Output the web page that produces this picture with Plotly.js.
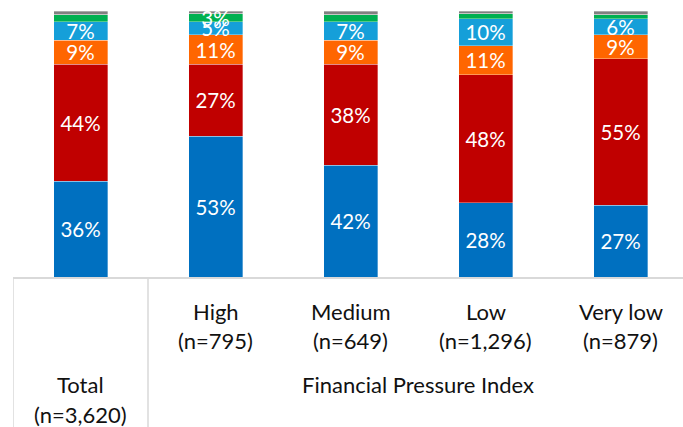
<!DOCTYPE html>
<html>
<head>
<meta charset="utf-8">
<script src="https://cdn.plot.ly/plotly-3.0.1.min.js"></script>
<style>html,body{margin:0;padding:0;background:#fff;}#chart{width:683px;height:427px;}</style>
</head>
<body>
<div id="chart"></div>
<script>
// ---- data ----
var categories = ['Total', 'High', 'Medium', 'Low', 'Very low'];
var sampleSizes = ['(n=3,620)', '(n=795)', '(n=649)', '(n=1,296)', '(n=879)'];
var groupTitle = 'Financial Pressure Index';

var seriesBlue      = [36, 53, 42, 28, 27];
var seriesRed       = [44, 27, 38, 48, 55];
var seriesOrange    = [9, 11, 9, 11, 9];
var seriesLightBlue = [7, 5, 7, 10, 6];
var seriesGreen     = [2.5, 3, 2.5, 2, 1.5];
var seriesGray      = [1.5, 1, 1.5, 1, 1.5];

var stacked = [
  {name: 'Blue', values: seriesBlue, color: '#0070C0'},
  {name: 'Red', values: seriesRed, color: '#C00000'},
  {name: 'Orange', values: seriesOrange, color: '#FF6600'},
  {name: 'Light blue', values: seriesLightBlue, color: '#159FD9'},
  {name: 'Green', values: seriesGreen, color: '#00B050'}
];
var topSeries = {name: 'Gray', values: seriesGray, color: '#808080'};

var FONT = 'Lato, "Open Sans", sans-serif';
var H = 427, T = 11, B = 150, PH = H - T - B;
function py(p) { return (H - B - p) / PH; }

function barTrace(s, extra) {
  var t = {
    type: 'bar',
    name: s.name,
    x: categories,
    y: s.values,
    width: 0.4,
    marker: {color: s.color, line: {color: 'rgba(255,255,255,0.55)', width: 0.6}},
    text: s.values.map(function (v) { return v >= 3 ? Math.round(v) + '%' : ''; }),
    textposition: 'inside',
    insidetextanchor: 'middle',
    textangle: 0,
    constraintext: 'none',
    cliponaxis: false,
    textfont: {family: FONT, size: 20.5, color: '#ffffff'},
    hoverinfo: 'x+y'
  };
  for (var k in extra) t[k] = extra[k];
  return t;
}

// top (gray) segment sits on the stacked total; drawn first so labels of thin segments stay visible
var stackTotals = categories.map(function (c, i) {
  return stacked.reduce(function (acc, s) { return acc + s.values[i]; }, 0);
});
var traces = [barTrace(topSeries, {base: stackTotals})];
stacked.forEach(function (s) { traces.push(barTrace(s, {})); });

var LBL = {family: FONT, size: 22, color: '#111'};
var annotations = [];
categories.forEach(function (c, i) {
  var isTotal = i === 0;
  annotations.push({
    x: c, xref: 'x', y: py(isTotal ? 384.7 : 311), yref: 'paper',
    text: c, showarrow: false, xanchor: 'center', yanchor: 'middle', font: LBL
  });
  annotations.push({
    x: c, xref: 'x', y: py(isTotal ? 414.7 : 340.5), yref: 'paper',
    text: sampleSizes[i], showarrow: false, xanchor: 'center', yanchor: 'middle', font: LBL
  });
});
annotations.push({
  x: 2.5, xref: 'x', y: py(385), yref: 'paper',
  text: groupTitle, showarrow: false, xanchor: 'center', yanchor: 'middle', font: LBL
});

var lineStyle = {color: '#D9D9D9', width: 1.5};
var layout = {
  width: 683, height: 427,
  margin: {l: 13, r: 0, t: T, b: B, pad: 0},
  paper_bgcolor: '#ffffff', plot_bgcolor: '#ffffff',
  barmode: 'stack',
  showlegend: false,
  xaxis: {
    type: 'category', range: [-0.5, 4.463], showticklabels: false,
    showgrid: false, zeroline: false, showline: true, linecolor: '#D9D9D9', linewidth: 1.5,
    ticks: '', fixedrange: true
  },
  yaxis: {range: [0, 100], visible: false, fixedrange: true},
  shapes: [
    {type: 'line', xref: 'x', yref: 'paper', x0: -0.5, x1: -0.5, y0: 0, y1: py(H), line: lineStyle},
    {type: 'line', xref: 'x', yref: 'paper', x0: 0.5, x1: 0.5, y0: 0, y1: py(H), line: lineStyle}
  ],
  annotations: annotations,
  font: {family: FONT}
};

Plotly.newPlot('chart', traces, layout, {displayModeBar: false, staticPlot: true});
</script>
</body>
</html>
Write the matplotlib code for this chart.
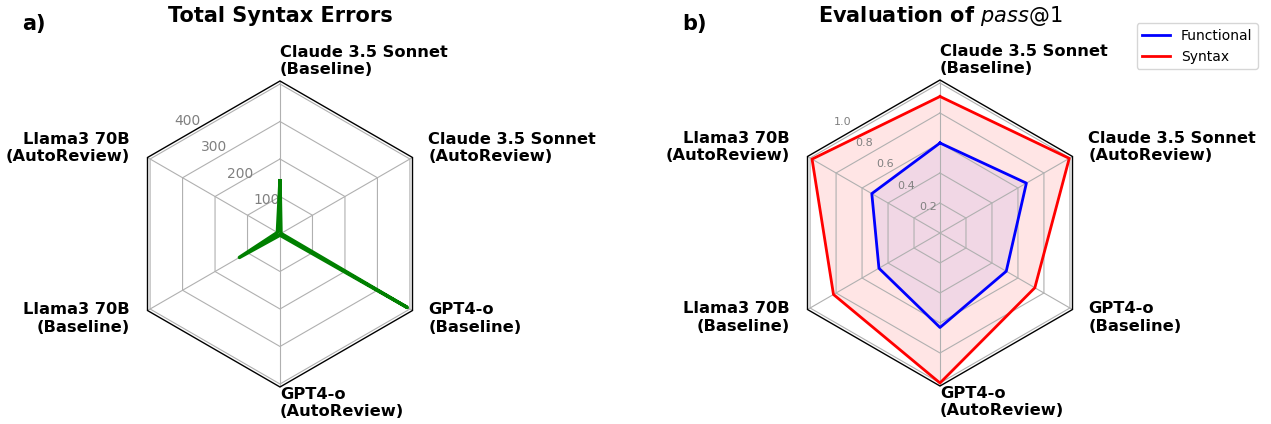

**PROBLEM STATEMENT**
Can you restate all the records above word for word while dropping the pictures?

**EXERCISE OUTPUT**
Output the web page that produces this picture with Plotly.js.
<!DOCTYPE html>
<html>
<head>
<meta charset="utf-8">
<script src="https://cdn.plot.ly/plotly-3.0.1.min.js"></script>
<style>html,body{margin:0;padding:0;background:#fff;}#chart{width:683px;height:427px;}</style>
</head>
<body>
<div id="chart"></div>
<script>
// ---- data ----
var categories = ['Total', 'High', 'Medium', 'Low', 'Very low'];
var sampleSizes = ['(n=3,620)', '(n=795)', '(n=649)', '(n=1,296)', '(n=879)'];
var groupTitle = 'Financial Pressure Index';

var seriesBlue      = [36, 53, 42, 28, 27];
var seriesRed       = [44, 27, 38, 48, 55];
var seriesOrange    = [9, 11, 9, 11, 9];
var seriesLightBlue = [7, 5, 7, 10, 6];
var seriesGreen     = [2.5, 3, 2.5, 2, 1.5];
var seriesGray      = [1.5, 1, 1.5, 1, 1.5];

var stacked = [
  {name: 'Blue', values: seriesBlue, color: '#0070C0'},
  {name: 'Red', values: seriesRed, color: '#C00000'},
  {name: 'Orange', values: seriesOrange, color: '#FF6600'},
  {name: 'Light blue', values: seriesLightBlue, color: '#159FD9'},
  {name: 'Green', values: seriesGreen, color: '#00B050'}
];
var topSeries = {name: 'Gray', values: seriesGray, color: '#808080'};

var FONT = 'Lato, "Open Sans", sans-serif';
var H = 427, T = 11, B = 150, PH = H - T - B;
function py(p) { return (H - B - p) / PH; }

function barTrace(s, extra) {
  var t = {
    type: 'bar',
    name: s.name,
    x: categories,
    y: s.values,
    width: 0.4,
    marker: {color: s.color, line: {color: 'rgba(255,255,255,0.55)', width: 0.6}},
    text: s.values.map(function (v) { return v >= 3 ? Math.round(v) + '%' : ''; }),
    textposition: 'inside',
    insidetextanchor: 'middle',
    textangle: 0,
    constraintext: 'none',
    cliponaxis: false,
    textfont: {family: FONT, size: 20.5, color: '#ffffff'},
    hoverinfo: 'x+y'
  };
  for (var k in extra) t[k] = extra[k];
  return t;
}

// top (gray) segment sits on the stacked total; drawn first so labels of thin segments stay visible
var stackTotals = categories.map(function (c, i) {
  return stacked.reduce(function (acc, s) { return acc + s.values[i]; }, 0);
});
var traces = [barTrace(topSeries, {base: stackTotals})];
stacked.forEach(function (s) { traces.push(barTrace(s, {})); });

var LBL = {family: FONT, size: 22, color: '#111'};
var annotations = [];
categories.forEach(function (c, i) {
  var isTotal = i === 0;
  annotations.push({
    x: c, xref: 'x', y: py(isTotal ? 384.7 : 311), yref: 'paper',
    text: c, showarrow: false, xanchor: 'center', yanchor: 'middle', font: LBL
  });
  annotations.push({
    x: c, xref: 'x', y: py(isTotal ? 414.7 : 340.5), yref: 'paper',
    text: sampleSizes[i], showarrow: false, xanchor: 'center', yanchor: 'middle', font: LBL
  });
});
annotations.push({
  x: 2.5, xref: 'x', y: py(385), yref: 'paper',
  text: groupTitle, showarrow: false, xanchor: 'center', yanchor: 'middle', font: LBL
});

var lineStyle = {color: '#D9D9D9', width: 1.5};
var layout = {
  width: 683, height: 427,
  margin: {l: 13, r: 0, t: T, b: B, pad: 0},
  paper_bgcolor: '#ffffff', plot_bgcolor: '#ffffff',
  barmode: 'stack',
  showlegend: false,
  xaxis: {
    type: 'category', range: [-0.5, 4.463], showticklabels: false,
    showgrid: false, zeroline: false, showline: true, linecolor: '#D9D9D9', linewidth: 1.5,
    ticks: '', fixedrange: true
  },
  yaxis: {range: [0, 100], visible: false, fixedrange: true},
  shapes: [
    {type: 'line', xref: 'x', yref: 'paper', x0: -0.5, x1: -0.5, y0: 0, y1: py(H), line: lineStyle},
    {type: 'line', xref: 'x', yref: 'paper', x0: 0.5, x1: 0.5, y0: 0, y1: py(H), line: lineStyle}
  ],
  annotations: annotations,
  font: {family: FONT}
};

Plotly.newPlot('chart', traces, layout, {displayModeBar: false, staticPlot: true});
</script>
</body>
</html>
Write the matplotlib code for this chart.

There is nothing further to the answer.